## Exercise details
From the listing below, pull out every line where the string "this" appears.

## Exercise data
....
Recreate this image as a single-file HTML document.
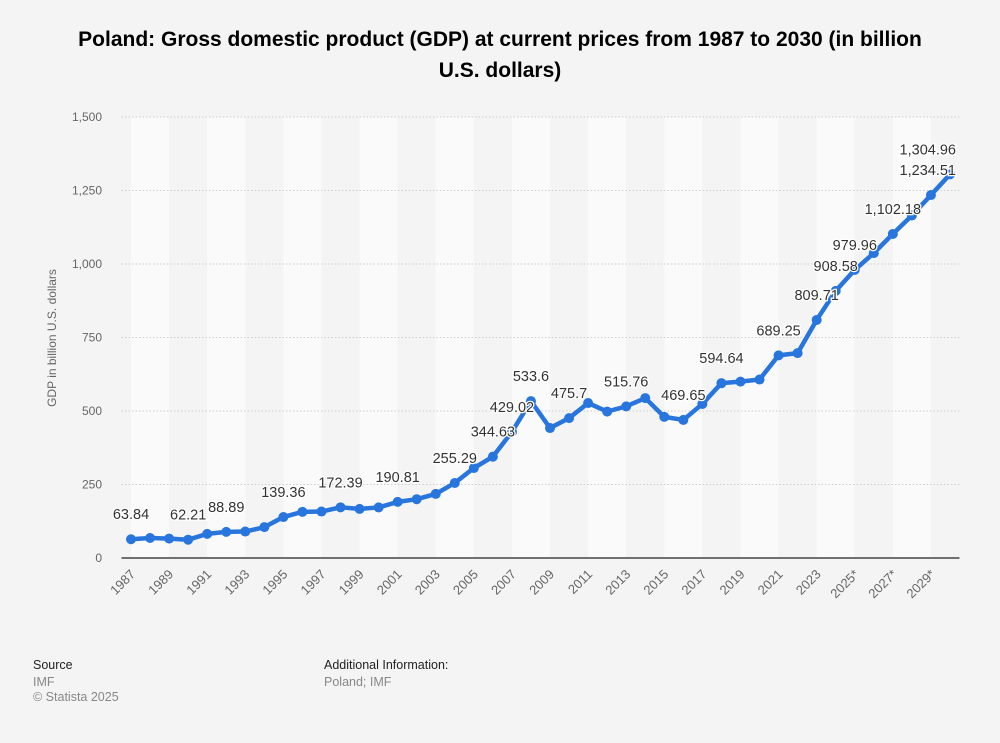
<!DOCTYPE html>
<html><head><meta charset="utf-8"><style>
body{margin:0;background:#f4f4f4;font-family:"Liberation Sans",Arial,sans-serif;}
#wrap{position:relative;width:1000px;height:743px;overflow:hidden;}
h1{position:absolute;left:0;top:24px;width:1000px;margin:0;text-align:center;font-size:21px;line-height:31px;font-weight:bold;color:#000;}
.ft{position:absolute;font-size:12.5px;line-height:15px;}
</style></head><body><div id="wrap">
<h1>Poland: Gross domestic product (GDP) at current prices from 1987 to 2030 (in billion<br>U.S. dollars)</h1>
<svg id="chart" width="1000" height="743" style="position:absolute;left:0;top:0"></svg>
<div class="ft" style="left:33px;top:658px;color:#222">Source</div>
<div class="ft" style="left:33px;top:675px;color:#888">IMF</div>
<div class="ft" style="left:33px;top:690px;color:#888">© Statista 2025</div>
<div class="ft" style="left:324px;top:658px;color:#222">Additional Information:</div>
<div class="ft" style="left:324px;top:675px;color:#888">Poland; IMF</div>
</div>
<script>
const years=[1987,1988,1989,1990,1991,1992,1993,1994,1995,1996,1997,1998,1999,2000,2001,2002,2003,2004,2005,2006,2007,2008,2009,2010,2011,2012,2013,2014,2015,2016,2017,2018,2019,2020,2021,2022,2023,2024,2025,2026,2027,2028,2029,2030];
const xLabels=["1987","","1989","","1991","","1993","","1995","","1997","","1999","","2001","","2003","","2005","","2007","","2009","","2011","","2013","","2015","","2017","","2019","","2021","","2023","","2025*","","2027*","","2029*",""];
const gdp=[63.84,68,66,62.21,82,88.89,90,105,139.36,157,158,172.39,167,172,190.81,200,218,255.29,306,344.63,429.02,533.6,442,475.7,527,498,515.76,544,480,469.65,524,594.64,600,607,689.25,697,809.71,908.58,979.96,1037,1102.18,1165,1234.51,1304.96];
const labelled=[1,0,0,1,0,1,0,0,1,0,0,1,0,0,1,0,0,1,0,1,1,1,0,1,0,0,1,0,0,1,0,1,0,0,1,0,1,1,1,0,1,0,1,1];
const yTicks=[0,250,500,750,1000,1250,1500];
const NS="http://www.w3.org/2000/svg",svg=document.getElementById('chart');
const L=121.5,R=959.5,B=558,T=117,yMax=1500,n=years.length,step=(R-L)/n;
const xs=i=>L+step*(i+0.5), ys=v=>B-(v/yMax)*(B-T);
function mk(t,a,txt){const e=document.createElementNS(NS,t);for(const k in a)e.setAttribute(k,a[k]);if(txt!==undefined)e.textContent=txt;svg.appendChild(e);return e;}
for(let i=0;i<n;i+=2){const x0=xs(i),x1=(i+2<=n-1)?xs(i+2):R;
 const r=mk('rect',{x:x0,y:T,width:x1-x0,height:B-T,fill:((i/2)%2===0)?'#fafafa':'#f4f4f4'});
 
 }
yTicks.forEach(t=>{const y=ys(t);
 if(t>0){const g=mk('line',{x1:L,x2:R,y1:y,y2:y,stroke:'#cfcfcf','stroke-dasharray':'1.5,2'});
 
 }
 const tl=mk('text',{x:102,y:y+4,'text-anchor':'end','font-size':12,fill:'#666'},t.toLocaleString('en-US'));
 
 });
const ax=mk('line',{x1:L,x2:R,y1:B,y2:B,stroke:'#444','stroke-width':1.5});


const yt=mk('text',{x:0,y:0,transform:'translate(56,338) rotate(-90)','text-anchor':'middle','font-size':12,fill:'#666'},'GDP in billion U.S. dollars');


xLabels.forEach((s,i)=>{if(!s)return;const x=xs(i)+5,y=B+17;
 const t=mk('text',{x:x,y:y,transform:`rotate(-45 ${x} ${y})`,'text-anchor':'end','font-size':13,fill:'#666'},s);
 
 });
const pts=gdp.map((v,i)=>xs(i)+','+ys(v)).join(' ');
const pl=mk('polyline',{points:pts,fill:'none',stroke:'#2876dd','stroke-width':4.5,'stroke-linejoin':'round'});


gdp.forEach((v,i)=>{const c=mk('circle',{cx:xs(i),cy:ys(v),r:5,fill:'#2876dd'});
 
 });
gdp.forEach((v,i)=>{if(!labelled[i])return;
 const t=mk('text',{x:xs(i),y:ys(v)-20,'text-anchor':'middle','font-size':14.5,fill:'#333',stroke:'#fff','stroke-width':2.5,'paint-order':'stroke'},v.toLocaleString('en-US',{maximumFractionDigits:2}));
 
 
 const bb=t.getBBox();if(bb.x+bb.width>956){t.setAttribute('text-anchor','end');t.setAttribute('x',956);}});
</script></body></html>
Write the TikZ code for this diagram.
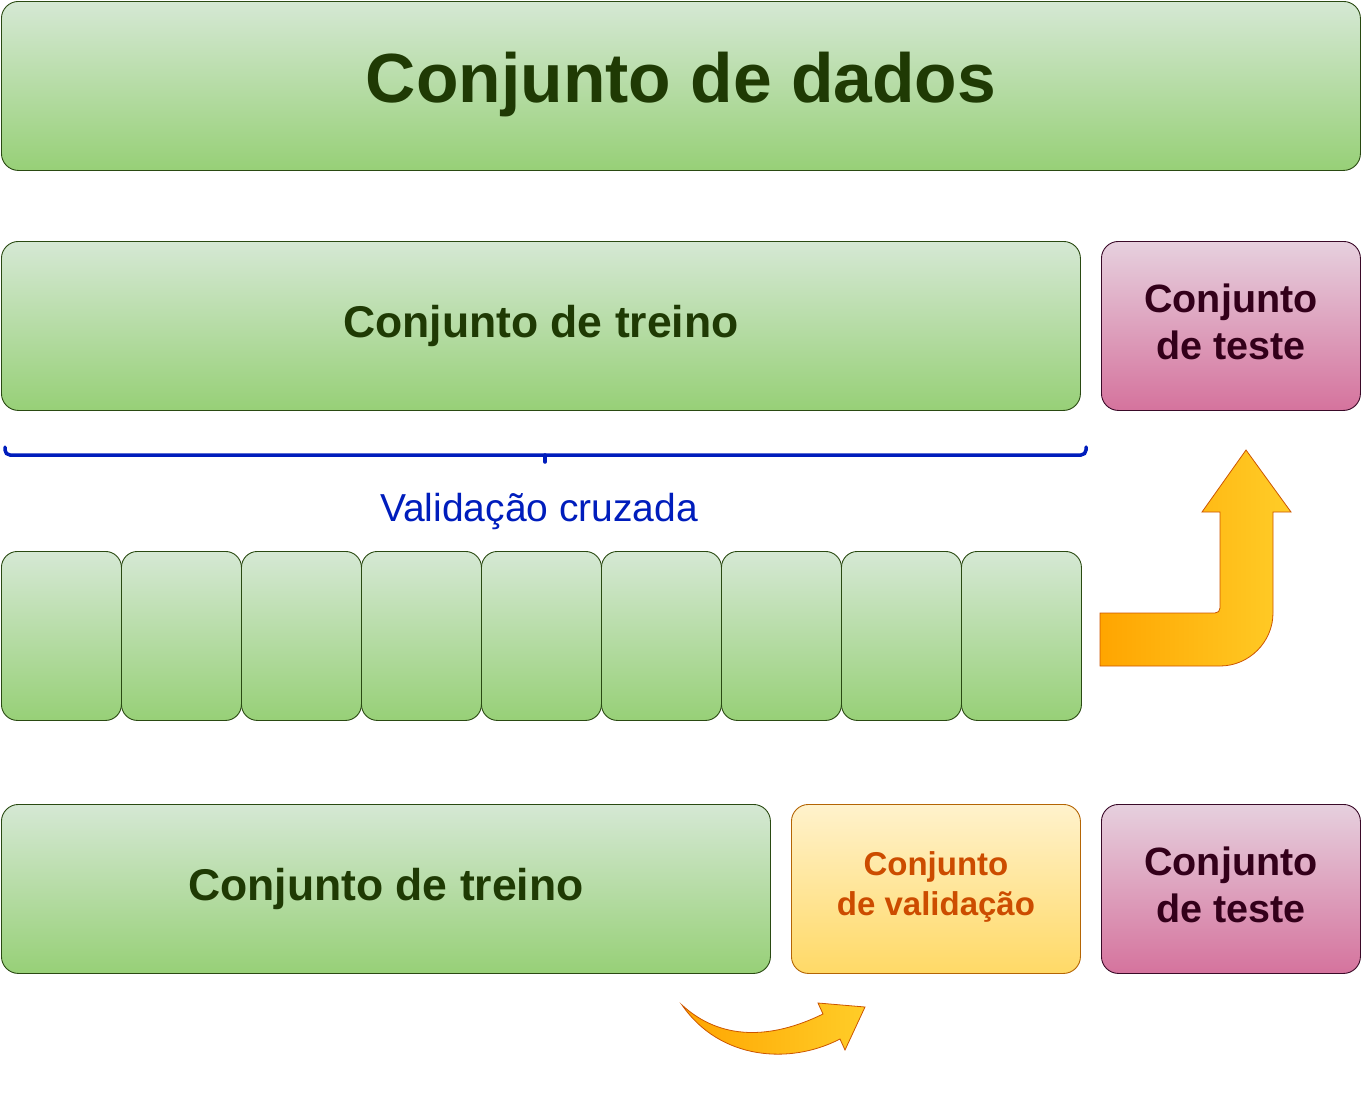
\documentclass[tikz,border=0pt]{standalone}
\usepackage{fontspec}
\setmainfont{Liberation Sans}
\definecolor{gtop}{HTML}{D5E8D4}
\definecolor{gbot}{HTML}{97D077}
\definecolor{gline}{HTML}{2A4A12}
\definecolor{gtext}{HTML}{1F3A04}
\definecolor{ptop}{HTML}{E6D0DE}
\definecolor{pbot}{HTML}{D5739D}
\definecolor{pline}{HTML}{3A0A28}
\definecolor{ptext}{HTML}{33001A}
\definecolor{ytop}{HTML}{FFF2CC}
\definecolor{ybot}{HTML}{FFD966}
\definecolor{yline}{HTML}{B46504}
\definecolor{ytext}{HTML}{CC4C00}
\definecolor{cvblue}{HTML}{001DBC}
\definecolor{aorange}{HTML}{FFA500}
\definecolor{ayellow}{HTML}{FFCD28}
\definecolor{aline}{HTML}{CC5500}
\tikzset{
  box/.style={anchor=north west, inner sep=0pt, rounded corners=17pt, line width=0.9pt, align=center},
  greenbox/.style={box, draw=gline, top color=gtop, bottom color=gbot, text=gtext, font=\bfseries},
  pinkbox/.style={box, draw=pline, top color=ptop, bottom color=pbot, text=ptext, text depth=9pt, font=\bfseries\fontsize{39.5}{47}\selectfont},
  yellowbox/.style={box, draw=yline, top color=ytop, bottom color=ybot, text=ytext, font=\bfseries\fontsize{33}{40}\selectfont},
  foldbox/.style={anchor=north west, inner sep=0pt, rounded corners=16pt, line width=0.9pt, draw=gline, top color=gtop, bottom color=gbot, minimum width=120pt, minimum height=169pt},
  bigarrow/.style={draw=aline, line width=0.8pt, left color=aorange, right color=ayellow},
  bracestyle/.style={draw=cvblue, line width=3.5pt, line cap=round}
}
\begin{document}
\begin{tikzpicture}[x=1pt, y=-1pt]
\useasboundingbox (0,0) rectangle (1361,1111);
% row 1
\node[greenbox, minimum width=1359pt, minimum height=169pt, text depth=18pt, font=\bfseries\fontsize{69.6}{80}\selectfont] (dados) at (1,1) {Conjunto de dados};
% row 2
\node[greenbox, minimum width=1079pt, minimum height=169pt, font=\bfseries\fontsize{44.5}{52}\selectfont] (treino1) at (1,241) {Conjunto de treino};
\node[pinkbox, minimum width=259pt, minimum height=169pt] (teste1) at (1101,241) {Conjunto\\de teste};
% brace
\draw[bracestyle, rounded corners=5pt] (5,447) |- (545,455);
\draw[bracestyle, rounded corners=5pt] (545,455) -| (1086,447);
\draw[bracestyle] (545,455) -- (545,462);
\node[text=cvblue, font=\fontsize{39}{46}\selectfont, anchor=base] (cv) at (539,521) {Validação cruzada};
% folds
\foreach \i in {0,...,8}{
  \node[foldbox] (f\i) at ({1+120*\i},551) {};
}
% L arrow
\path[bigarrow] (1100,613) -- (1215,613) .. controls (1218,613) and (1220,611) .. (1220,608)
  -- (1220,512) -- (1202,512) -- (1246,450) -- (1291,512) -- (1273,512) -- (1273,613)
  .. controls (1273,642) and (1249,666) .. (1220,666) -- (1100,666) -- cycle;
% row 4
\node[greenbox, minimum width=769pt, minimum height=169pt, font=\bfseries\fontsize{44.5}{52}\selectfont] (treino2) at (1,804) {Conjunto de treino};
\node[yellowbox, minimum width=289pt, minimum height=169pt, text depth=11pt] (valid) at (791,804) {Conjunto\\de validação};
\node[pinkbox, minimum width=259pt, minimum height=169pt] (teste2) at (1101,804) {Conjunto\\de teste};
% curved arrow
\path[bigarrow] (682,1005) .. controls (720,1040) and (770,1040) .. (823,1014)
  -- (818,1003) -- (865,1007) -- (845,1050) -- (840,1039)
  .. controls (790,1065) and (720,1060) .. (682,1005) -- cycle;
\end{tikzpicture}
\end{document}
....
## Response to the exercise
Recreate this image as a single-file HTML document.
Write the TikZ code for this diagram.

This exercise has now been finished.